As on the Satellite R630, both loudspeakers are found left and right above the keyboard. The maximum volume is sufficient for indoors, but the sound is high-pitched, lacking in bass and rather thin. Spoken tracks sound more or less okay, but for the more ambitious playback of music, external speakers or a high-quality headset are highly advisable. The test of the 3.5 mm external loudspeakers ran without any abnormalities.
The battery of the test candidate is a large lithium-ion battery with a capacity of 93 Wh. The R700 tested achieved a maximum runtime of over eight and a half hours, determined with the Battery Eater Reader's Test, with wireless modules turned off, minimum brightness and on the energy-savings profile. If one burdens the notebook with a 3D intensive application, turns the display's brightness up to its maximum and turns on all the wireless functions, then one can only work for around three hours without being near an outlet (Battery Eater Classic Test).

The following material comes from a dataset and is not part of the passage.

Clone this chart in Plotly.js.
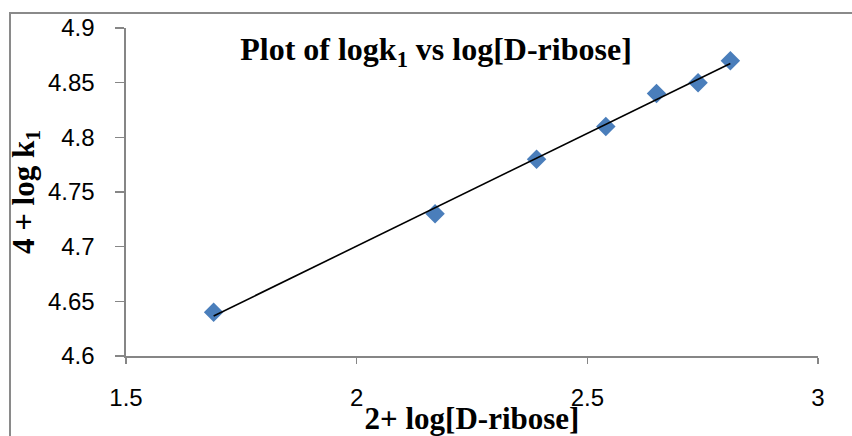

Relatively long runtimes are possible in the practical tests. In the energy-savings profile and on maximum brightness, the internet can be surfed via WiFi-Hotspot for just over 6 hours. A film session on battery power in the high-performance profile and with maximum brightness, but with the wireless modules turned off, will conclude only after more than four and a half hours.
The Vaio VPCZ12M9E/B.G4 (i5 520M, GT 330M) shows up with a smaller battery (58 Wh) and earns some points in the low-load scenarios, but does use more energy in the load-scenarios due to its dedicated graphic card.
|Off / Standby||0 / 0.3 Watt|
|Idle|| 11 / 13.3 / 18.4 Watt|
40.2 / 59.8 Watt|
The Portege R700 is in fact an elegant, slim and sufficiently robust companion for business trips. The fact that the thin design isn't only an advantage is witnessed by the emissions. Under load, our tester can get pretty warm. Moreover, other negative aspects included the unnerving fan modulation as well as the fan's sound characteristics.
On the other hand, our candidate in review earned points with a fast-paced SSD and further with its outstanding application performance. One shouldn't expect too much from the integrated GMA HD graphic chip. Its main task is supporting the CPU in HD video decoding. On the flip side, it clearly lacks the performance to handle demanding 3D application.
As is expected on a business machine, the user can be happy about the matte display with which one can work even in unfavourable lighting conditions without being bothered by reflections. However, the display could have somewhat better contrasts and be more evenly illuminated. At least in the shade, nothing stands in the way of working outside. The R700 also earns points with its generous communication equipment and a long battery life.
The R700 is geared toward business-consumers. Those who travel often for business and put a high price on office performance will find an attractive companion here. The R700 is right at home on the Internet or performing office applications.